Before I had a baby I used to go to my favorite, nice, quality Mexican restaurant at least once a week at whatever time I wanted. Usually we would sit at the bar, sometimes we would talk to each other, but mostly Grant and I would just enjoy our beers and fajitas and watch everyone around us. It was so relaxing.
Nowadays, like today, I have to bribe my husband to get home before 6PM by promising we can eat Mexican food at the mall instead of something healthy at home. Real fancy like. Then we rush to get there by 5:30 so Jack can eat on time, spend my entire dinner feeding him instead of myself, then apologizing to the waitress for the cornucopia of shit on the floor by his high chair.
The only people watching I do these days is to look around and make sure no one is judging me for feeding Jack directly off of what I only assume is a clean table.
But you know what, as long as I can still have Mexican food on a school night, the world is all right and my pants are too tight.
It's also funny how ballsy I am now about going out to dinner with Jack due mostly to my desperate need to get the hell out of the house. Back when he was a baby we never went out.
In fact, the first time we tried, we ordered an appetizer and things were going pretty well. So we got all cocky and decided to spring for entrees. Well, Jack must have thought that was hilarious because right as the waitress walked away he started screaming crying.

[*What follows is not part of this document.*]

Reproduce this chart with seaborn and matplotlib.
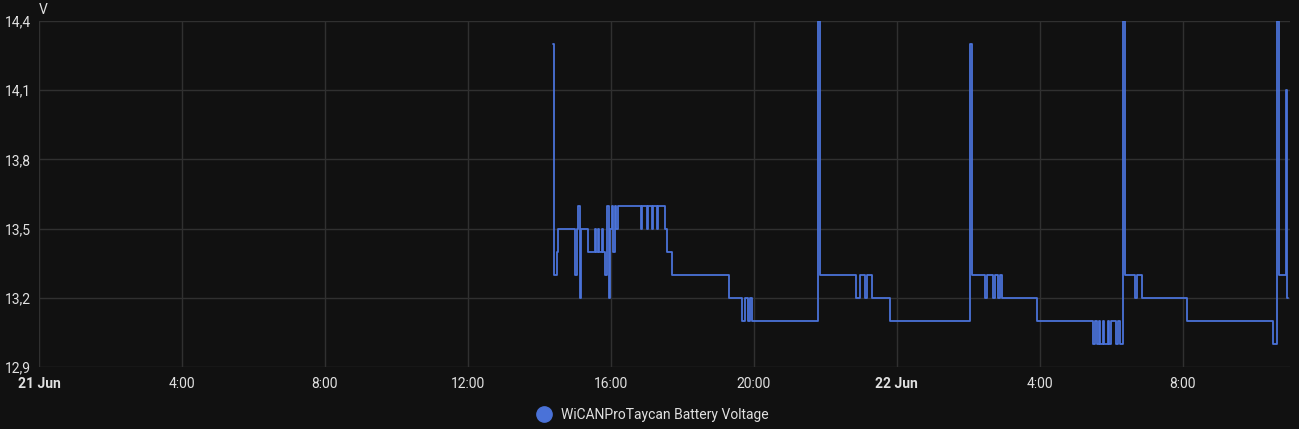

Grant took him, not to the bathroom to change his diaper, but to the parking garage where our car was. I thought this was unconventional and was going to tell him when he returned. But he never did.
After spending about 15 minutes looking like a sad over eater with a plate of nachos and two entrees by myself, I got the food to go and went looking for my boys. I found them pacing around the parking garage, Jack still crying, Grant on the verge.
We didn't dine out for a real hot minute after that.